Get matching values for a given XPath

Parameters:

Name Type Description Default
xmlr Element

The root xml object to query

required
path str

The xpath query

required

Returns:

Type Description
list

A list of matching values

Raises:

Type Description
XPathError

On xpath failure

Examples:

ids = helpers.xpath_find(loaded_xml, "/response/result/doc/str[name=id]/text()")
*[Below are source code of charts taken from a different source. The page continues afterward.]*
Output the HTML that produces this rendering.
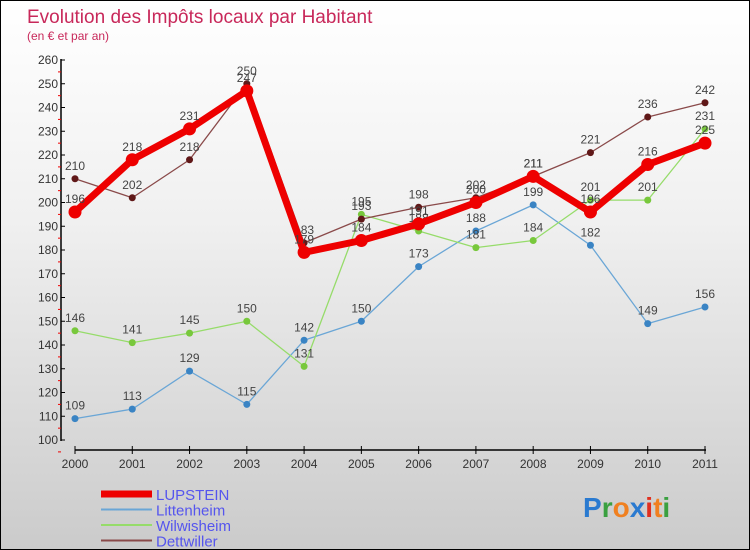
<!DOCTYPE html>
<html><head><meta charset="utf-8"><style>
body{margin:0}
#c{position:relative;width:748px;height:548px;border:1px solid #000;background:linear-gradient(#fff 0%,#f0f0f0 40%,#cbcbcb 100%);font-family:"Liberation Sans",sans-serif;overflow:hidden}
</style></head><body>
<div id="c">
<svg id="s" width="748" height="548"></svg>
</div>
<script>
const years=["2000","2001","2002","2003","2004","2005","2006","2007","2008","2009","2010","2011"];
const yTicks=[100,110,120,130,140,150,160,170,180,190,200,210,220,230,240,250,260];
const lupstein=[196,218,231,247,179,184,191,200,211,196,216,225];
const littenheim=[109,113,129,115,142,150,173,188,199,182,149,156];
const wilwisheim=[146,141,145,150,131,195,188,181,184,201,201,231];
const dettwiller=[210,202,218,250,183,193,198,202,211,221,236,242];
const NS='http://www.w3.org/2000/svg';
const s=document.getElementById('s');
function X(i){return 74+i*(630/11);}
function Y(v){return 439-(v-100)*380/160;}
function el(t,a,txt){const e=document.createElementNS(NS,t);for(const k in a)e.setAttribute(k,a[k]);if(txt!==undefined)e.textContent=txt;s.appendChild(e);return e;}
let t=el('text',{x:26,y:22,fill:'#c8285a','font-size':19},'Evolution des Impôts locaux par Habitant');

t=el('text',{x:26,y:39,fill:'#c8285a','font-size':12},'(en € et par an)');

let a=el('line',{x1:60,y1:58,x2:60,y2:440,stroke:'#000','stroke-width':1.5});

yTicks.forEach(v=>{const y=Y(v);
 let l=el('line',{x1:60,y1:y,x2:64,y2:y,stroke:'#000'});
 let r=el('line',{x1:57,y1:y+11.9,x2:60,y2:y+11.9,stroke:'#e00'});
 let tx=el('text',{x:57,y:y+4,'text-anchor':'end','font-size':12,fill:'#333'},v);
});
a=el('line',{x1:74,y1:449,x2:705,y2:449,stroke:'#000','stroke-width':1.5});

years.forEach((yr,i)=>{const x=X(i);
 let l=el('line',{x1:x,y1:445,x2:x,y2:453,stroke:'#000'});
 let tx=el('text',{x:x,y:467,'text-anchor':'middle','font-size':12,fill:'#333'},yr);
});
function series(d,color,w,r,name,dot){
 let p=el('polyline',{points:d.map((v,i)=>X(i)+','+Y(v)).join(' '),fill:'none',stroke:color,'stroke-width':w,'stroke-linejoin':'round'});
 
 d.forEach((v,i)=>{let c=el('circle',{cx:X(i),cy:Y(v),r:r,fill:dot});
  let tx=el('text',{x:X(i),y:Y(v)-9,'text-anchor':'middle','font-size':12,fill:'#444'},v);});
}
series(littenheim,'#6aa6d6',1.3,3.5,'littenheim','#3a84c4');
series(wilwisheim,'#96dc6a',1.3,3.5,'wilwisheim','#78c83c');
series(dettwiller,'#8a4a4a',1.3,3.5,'dettwiller','#601818');
series(lupstein,'#ee0000',7,6.5,'lupstein','#ee0000');
const leg=[['LUPSTEIN','#ee0000',7],['Littenheim','#6aa6d6',2],['Wilwisheim','#96dc6a',2],['Dettwiller','#8a4a4a',2]];
leg.forEach((g,i)=>{const y=493+i*15.5;
 let l=el('line',{x1:100,y1:y,x2:151,y2:y,stroke:g[1],'stroke-width':g[2]});
 let tx=el('text',{x:155,y:y+6,'font-size':15,fill:'#5555ee'},g[0]);
});
const logo=el('text',{x:582,y:516,'font-size':28,'font-weight':'bold'});

[['P','#2a7ad0'],['r','#3aa040'],['o','#f08020'],['x','#2a7ad0'],['i','#e03020'],['t','#f08020'],['i','#3aa040']].forEach(c=>{const sp=document.createElementNS(NS,'tspan');sp.setAttribute('fill',c[1]);sp.textContent=c[0];logo.appendChild(sp);});
</script>
</body></html>
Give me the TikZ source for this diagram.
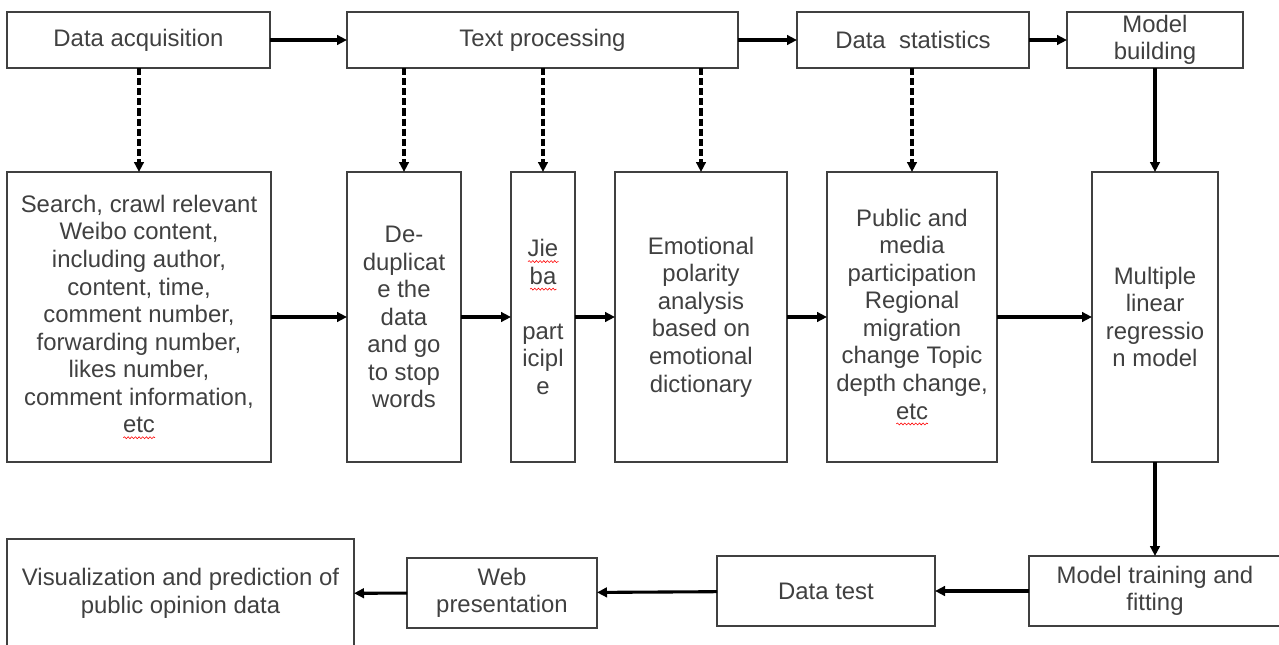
\documentclass[tikz,border=0pt]{standalone}
\usepackage{fontspec}
\setmainfont{Liberation Sans}
\usetikzlibrary{arrows.meta,decorations.pathmorphing}

\definecolor{boxgray}{RGB}{64,64,64}
\definecolor{textgray}{RGB}{64,64,64}

\newcommand{\topy}{-1.0}
\newcommand{\midy}{-7.925}
\newcommand{\boty}{-14.775}
\newcommand{\topheight}{1.4cm}
\newcommand{\midheight}{7.25cm}
\newcommand{\botheight}{1.75cm}

% red spell-check wave under a word
\newsavebox{\spellbox}
\newcommand{\spellmark}[1]{\leavevmode\sbox{\spellbox}{#1}\rlap{\raisebox{-3.5pt}{\tikz[baseline=0pt]\draw[red,line width=0.4pt,decorate,decoration={snake,amplitude=0.7pt,segment length=2.6pt}] (0,0) -- (\wd\spellbox,0);}}\usebox{\spellbox}}

\begin{document}
\begin{tikzpicture}[]
\tikzstyle{box}=[draw=boxgray,line width=0.9pt,text=textgray,inner sep=0pt,outer sep=0pt,align=center,font=\fontsize{17}{19.6}\selectfont]
\tikzstyle{arrow}=[line width=2.2pt,-{Triangle[length=0.25cm,width=0.24cm]}]
\tikzstyle{dasharrow}=[arrow,dash pattern=on 5pt off 2.2pt]

\clip (0,0) rectangle (31.975,-16.1);

% top row
\node(acq) [box, minimum width=6.575cm, minimum height=\topheight] at (3.4625,\topy) {Data acquisition};
\node(textproc) [box, minimum width=9.775cm, minimum height=\topheight] at (13.5625,\topy) {Text processing};
\node(stats) [box, minimum width=5.8cm, minimum height=\topheight] at (22.825,\topy) {Data\ \ statistics};
\node(model) [box, minimum width=4.4cm, minimum height=\topheight] at (28.875,\topy) {Model\\building};

% middle row
\node(search) [box, minimum width=6.6cm, minimum height=\midheight] at (3.475,\midy) {Search, crawl relevant\\Weibo content,\\including author,\\content, time,\\comment number,\\forwarding number,\\likes number,\\comment information,\\\spellmark{etc}};
\node(dedup) [box, minimum width=2.85cm, minimum height=\midheight] at (10.1,\midy) {De-\\duplicat\\e the\\data\\and go\\to stop\\words};
\node(jieba) [box, minimum width=1.6cm, minimum height=\midheight] at (13.575,\midy) {\spellmark{Jie}\\\spellmark{ba}\\\mbox{}\\part\\icipl\\e};
\node(emotion) [box, minimum width=4.3cm, minimum height=\midheight] at (17.525,\midy) {Emotional\\polarity\\analysis\\based on\\emotional\\dictionary};
\node(public) [box, minimum width=4.25cm, minimum height=\midheight] at (22.8,\midy) {Public and\\media\\participation\\Regional\\migration\\change Topic\\depth change,\\\spellmark{etc}};
\node(multiple) [box, minimum width=3.15cm, minimum height=\midheight] at (28.875,\midy) {Multiple\\linear\\regressio\\n model};

% bottom row
\node(training) [box, minimum width=6.3cm, minimum height=\botheight] at (28.875,\boty) {Model training and\\fitting};
\node(datatest) [box, minimum width=5.45cm, minimum height=\botheight] at (20.65,\boty) {Data test};
\node(web) [box, minimum width=4.75cm, minimum height=\botheight] at (12.55,-14.825) {Web\\presentation};
\node(vis) [box, minimum width=8.675cm, minimum height=2.725cm] at (4.5125,-14.8375) {Visualization and prediction of\\public opinion data};

\draw[arrow] (acq) -- (textproc);
\draw[arrow] (textproc) -- (stats);
\draw[arrow] (stats) -- (model);

\draw[dasharrow] (search.north |- acq.south) -- (search.north);
\draw[dasharrow] (dedup.north |- textproc.south) -- (dedup.north);
\draw[dasharrow] (jieba.north |- textproc.south) -- (jieba.north);
\draw[dasharrow] (emotion.north |- textproc.south) -- (emotion.north);
\draw[dasharrow] (public.north |- stats.south) -- (public.north);
\draw[arrow] (model) -- (multiple);

\draw[arrow] (search) -- (dedup);
\draw[arrow] (dedup) -- (jieba);
\draw[arrow] (jieba) -- (emotion);
\draw[arrow] (emotion) -- (public);
\draw[arrow] (public) -- (multiple);

\draw[arrow] (multiple) -- (training);
\draw[arrow] (training) -- (datatest);
\draw[arrow] (datatest) -- (web);
\draw[arrow] (web) -- (vis);

\end{tikzpicture}
\end{document}
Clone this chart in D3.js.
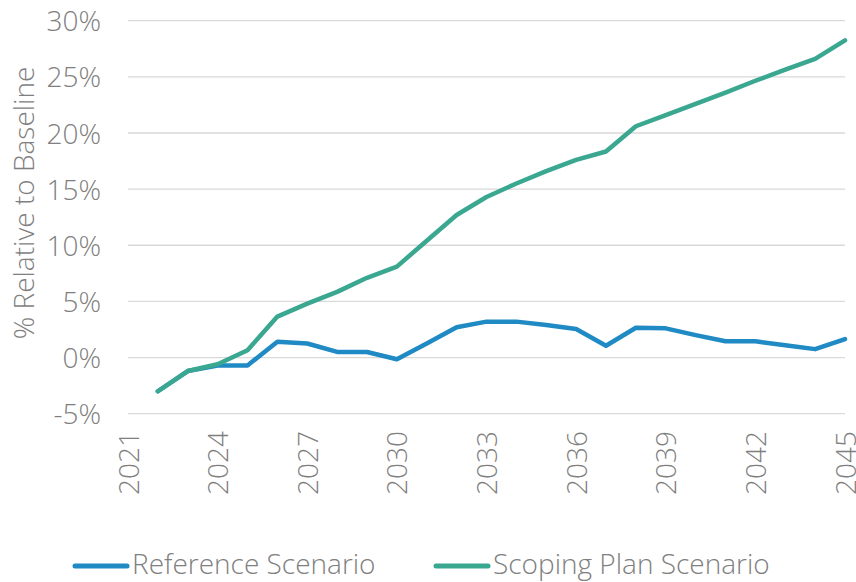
<!DOCTYPE html>
<html>
<head>
<meta charset="utf-8">
<script src="https://cdn.jsdelivr.net/npm/d3@7"></script>
<style>
  html, body { margin: 0; padding: 0; background: #fff; }
  svg text { font-family: "Open Sans", Lato, sans-serif; font-weight: 300; fill: #7f7f7f; }
</style>
</head>
<body>
<svg id="chart" width="856" height="582"></svg>
<script>
// Years with data, and the two scenario series (% relative to baseline)
const years = [2022, 2023, 2024, 2025, 2026, 2027, 2028, 2029, 2030, 2031, 2032, 2033,
               2034, 2035, 2036, 2037, 2038, 2039, 2040, 2041, 2042, 2043, 2044, 2045];
const referenceScenario = [-3.0, -1.2, -0.7, -0.7, 1.4, 1.25, 0.5, 0.5, -0.15, 1.25, 2.7, 3.2,
                           3.2, 2.9, 2.55, 1.05, 2.65, 2.6, 2.0, 1.45, 1.45, 1.1, 0.75, 1.65];
const scopingPlanScenario = [-3.0, -1.2, -0.6, 0.65, 3.65, 4.8, 5.85, 7.1, 8.1, 10.4, 12.7, 14.3,
                             15.5, 16.6, 17.6, 18.35, 20.6, 21.6, 22.6, 23.6, 24.65, 25.65, 26.6, 28.25];
const yTicks = [-5, 0, 5, 10, 15, 20, 25, 30];
const xTicks = [2021, 2024, 2027, 2030, 2033, 2036, 2039, 2042, 2045];
const seriesNames = ["Reference Scenario", "Scoping Plan Scenario"];
const seriesColors = ["#1f8ac3", "#3aa791"];

const fontSize = 28;
const svg = d3.select("#chart");
const x = d3.scaleLinear().domain([2021, 2045]).range([128, 845]);
const y = d3.scaleLinear().domain([-5, 30]).range([413.7, 20.7]);

// Horizontal gridlines
svg.append("g")
  .selectAll("line")
  .data(yTicks)
  .join("line")
  .attr("x1", x(2021)).attr("x2", x(2045))
  .attr("y1", d => y(d)).attr("y2", d => y(d))
  .attr("stroke", "#d9d9d9").attr("stroke-width", 1.3);

// Y axis labels
const yAxis = d3.axisLeft(y).tickValues(yTicks).tickFormat(d => d + "%").tickSize(0).tickPadding(0);
const gy = svg.append("g").attr("transform", "translate(101,0)").call(yAxis);
gy.select(".domain").remove();
gy.selectAll("text")
  .attr("font-size", fontSize).attr("dy", "0.36em")
  .style("font-family", "'Open Sans', sans-serif").style("font-weight", 300).attr("fill", "#7f7f7f");

// X axis labels, rotated
const xAxis = d3.axisBottom(x).tickValues(xTicks).tickFormat(d3.format("d")).tickSize(0);
const gx = svg.append("g").attr("transform", "translate(0,431)").call(xAxis);
gx.select(".domain").remove();
gx.selectAll("text")
  .attr("font-size", fontSize)
  .attr("transform", "rotate(-90)")
  .attr("text-anchor", "end")
  .attr("x", 0).attr("y", 0).attr("dy", "0.36em")
  .style("font-family", "'Open Sans', sans-serif").style("font-weight", 300).attr("fill", "#7f7f7f");

// Y axis title
svg.append("text")
  .attr("transform", "translate(34,203) rotate(-90)")
  .attr("text-anchor", "middle")
  .attr("font-size", fontSize)
  .text("% Relative to Baseline");

// Series lines
const line = d3.line().x((d, i) => x(years[i])).y(d => y(d));
[referenceScenario, scopingPlanScenario].forEach((vals, i) => {
  svg.append("path")
    .datum(vals)
    .attr("d", line)
    .attr("fill", "none")
    .attr("stroke", seriesColors[i])
    .attr("stroke-width", 4.5)
    .attr("stroke-linejoin", "round")
    .attr("stroke-linecap", "round");
});

// Legend
const legendX = [75, 436];
seriesNames.forEach((name, i) => {
  const g = svg.append("g").attr("transform", `translate(${legendX[i]},566)`);
  g.append("line").attr("x1", 0).attr("x2", 52).attr("y1", 0).attr("y2", 0)
    .attr("stroke", seriesColors[i]).attr("stroke-width", 5).attr("stroke-linecap", "round");
  g.append("text").attr("x", 57).attr("y", 7.5)
    .attr("font-size", fontSize).text(name);
});
</script>
</body>
</html>
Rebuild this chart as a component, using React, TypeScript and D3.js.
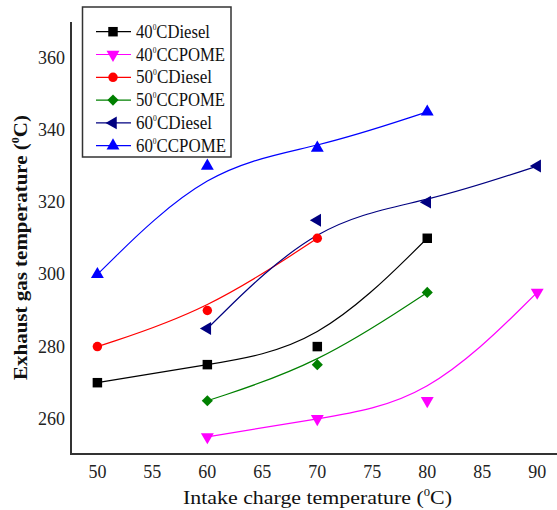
import React from "react";
import * as d3 from "d3";

// chart size, same as the reference picture
const W = 557;
const H = 510;

// tick labels
const xTicks = [50, 55, 60, 65, 70, 75, 80, 85, 90];
const yTicks = [260, 280, 300, 320, 340, 360];

// series (intake temp -> exhaust temp)
const x40Diesel = [50, 60, 70, 80];
const y40Diesel = [270, 275, 280, 310];
const x40Cpome = [60, 70, 80, 90];
const y40Cpome = [255, 260, 265, 295];
const x50Diesel = [50, 60, 70];
const y50Diesel = [280, 290, 310];
const x50Cpome = [60, 70, 80];
const y50Cpome = [265, 275, 295];
const x60Diesel = [60, 70, 80, 90];
const y60Diesel = [285, 315, 320, 330];
const x60Cpome = [50, 60, 70, 80];
const y60Cpome = [300, 330, 335, 345];

const temps = ["40", "40", "50", "50", "60", "60"];
const fuels = ["Diesel", "CPOME", "Diesel", "CPOME", "Diesel", "CPOME"];
const colors = ["#000000", "#ff00ff", "#ff0000", "#008000", "#000080", "#0000ff"];
const legendWidths = [74, 89, 76, 89, 76, 90];

const FONT = "'Liberation Serif', 'Times New Roman', serif";

type Series = { xs: number[]; ys: number[]; color: string; marker: string };

const series: Series[] = [
  { xs: x40Diesel, ys: y40Diesel, color: colors[0], marker: "square" },
  { xs: x40Cpome, ys: y40Cpome, color: colors[1], marker: "down" },
  { xs: x50Diesel, ys: y50Diesel, color: colors[2], marker: "circle" },
  { xs: x50Cpome, ys: y50Cpome, color: colors[3], marker: "diamond" },
  { xs: x60Diesel, ys: y60Diesel, color: colors[4], marker: "left" },
  { xs: x60Cpome, ys: y60Cpome, color: colors[5], marker: "up" },
];

function Marker({ kind, x, y, color }: { kind: string; x: number; y: number; color: string }) {
  let type: d3.SymbolType = d3.symbolSquare;
  let size = 90;
  let rot = 0;
  if (kind === "circle") { type = d3.symbolCircle; size = 70; }
  if (kind === "diamond") { type = d3.symbolSquare; size = 62; rot = 45; }
  if (kind === "up") { type = d3.symbolTriangle; size = 72; }
  if (kind === "down") { type = d3.symbolTriangle; size = 72; rot = 180; }
  if (kind === "left") { type = d3.symbolTriangle; size = 72; rot = -90; }
  const path = d3.symbol().type(type).size(size)() as string;
  return <path d={path} fill={color} transform={`translate(${x},${y}) rotate(${rot})`} />;
}

export default function App() {
  const x = d3.scaleLinear().domain([47.6, 91.8]).range([71, 557]);
  const y = d3.scaleLinear().domain([250.25, 369.9]).range([454, 22]);

  // smooth B-spline connecting line, like the original plot
  const line = d3
    .line<[number, number]>()
    .x((d) => x(d[0]))
    .y((d) => y(d[1]))
    .curve(d3.curveBasis);

  return (
    <svg width={W} height={H} style={{ position: "absolute", left: 0, top: 0, background: "#fff" }}>
      <rect width={W} height={H} fill="#fff" />

      {/* curves */}
      {series.map((s, i) => (
        <path
          key={"l" + i}
          d={line(s.xs.map((v, j) => [v, s.ys[j]] as [number, number])) as string}
          fill="none"
          stroke={s.color}
          strokeWidth={1.2}
        />
      ))}

      {/* markers */}
      {series.map((s, i) =>
        s.xs.map((v, j) => (
          <Marker key={"m" + i + "-" + j} kind={s.marker} x={x(v)} y={y(s.ys[j])} color={s.color} />
        ))
      )}

      {/* axes: left and bottom only */}
      <line x1={71} x2={71} y1={22} y2={455} stroke="#333" strokeWidth={2} />
      <line x1={70} x2={557} y1={454} y2={454} stroke="#333" strokeWidth={2} />

      {xTicks.map((t) => (
        <text key={"xt" + t} x={x(t)} y={478} textAnchor="middle" fontFamily={FONT} fontSize={18} fill="#222">
          {t}
        </text>
      ))}
      {yTicks.map((t) => (
        <text key={"yt" + t} x={65} y={y(t) + 6} textAnchor="end" fontFamily={FONT} fontSize={18} fill="#222">
          {t}
        </text>
      ))}

      {/* axis titles */}
      <text x={183} y={504} fontFamily={FONT} fontSize={19} fill="#111" textLength={269} lengthAdjust="spacingAndGlyphs">
        Intake charge temperature (<tspan fontSize={11} dy={-8}>0</tspan>
        <tspan dy={8}>C)</tspan>
      </text>
      <text
        transform="translate(27,380) rotate(-90)"
        fontFamily={FONT}
        fontSize={19}
        fontWeight="bold"
        fill="#111"
        textLength={265}
        lengthAdjust="spacingAndGlyphs"
      >
        Exhaust gas temperature (<tspan fontSize={11} dy={-8}>0</tspan>
        <tspan dy={8}>C)</tspan>
      </text>

      {/* legend */}
      <rect x={82.5} y={7} width={148.5} height={150} fill="#fff" stroke="#333" strokeWidth={1.5} />
      {temps.map((t, i) => {
        const ly = 31.7 + i * 22.8;
        return (
          <g key={"lg" + i}>
            <line x1={96} x2={131} y1={ly} y2={ly} stroke={colors[i]} strokeWidth={1.2} />
            <Marker kind={series[i].marker} x={113} y={ly} color={colors[i]} />
            <text
              x={136}
              y={ly + 6}
              fontFamily={FONT}
              fontSize={18}
              fill="#111"
              textLength={legendWidths[i]}
              lengthAdjust="spacingAndGlyphs"
            >
              {t}
              <tspan fontSize={8} dy={-8}>0</tspan>
              <tspan dy={8}>{"C" + fuels[i]}</tspan>
            </text>
          </g>
        );
      })}
    </svg>
  );
}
xpath_find_first(xmlr: etree.Element, path: str) -> any

Get the first matching value for a given XPath

Parameters:

Name Type Description Default
xmlr Element

The root xml object to query

required
path str

The xpath query

required

Returns:

Type Description
any

The matched value, or None if not found

Raises:

Type Description
XPathError

On xpath failure

Examples:

first_id = helpers.xpath_find_first(loaded_xml, "/response/result/doc/str[name=id]/text()")

Transfrorm Class

Apply structured transformations to data using a linear set of rules.

Transform

Given a set of ordered transform rules, use them to transform a string forward either following those rules in order, apply rules in backward order to reverse the transformation.

Parameters:

Name Type Description Default
rules list

A list of rules in forward order. Each rule being a dict with a single key describing the rule type, and a value which is a list of arguments to that rule.

required

Examples:

rules = [
    { "replace": [":", "_"] },
    { "prefix": ["add", "oai:"] },
    { "suffix": ["del", ".edu"] },
    { "case": ["upper"] }
]
val = "abcd:5678:example.edu"
tr = Transform(rules)
val = tr.forward(val)
# val is now "OAI:ABCD_5678_EXAMPLE"
val = tr.reverse(val)
# val is now "abcd:5678:example.edu" again

Rules:

Type Parameters Example
replace [find, replace_with] [":", "_"] (replace all : with _)
prefix [add|del, string] ["del", "oai:"] (remove oai: at start of value)
suffix [add|del, string] ["add", ".id"] (add .id to end of value)
case [upper|lower] ["upper"] (convert value to upper case)
Important

Applying rules in reverse may not always return the original value!

forward(value)

Apply the set of rules to the provided value in original order.

reverse(value)

Apply the set of rules to the provided value in reverse order.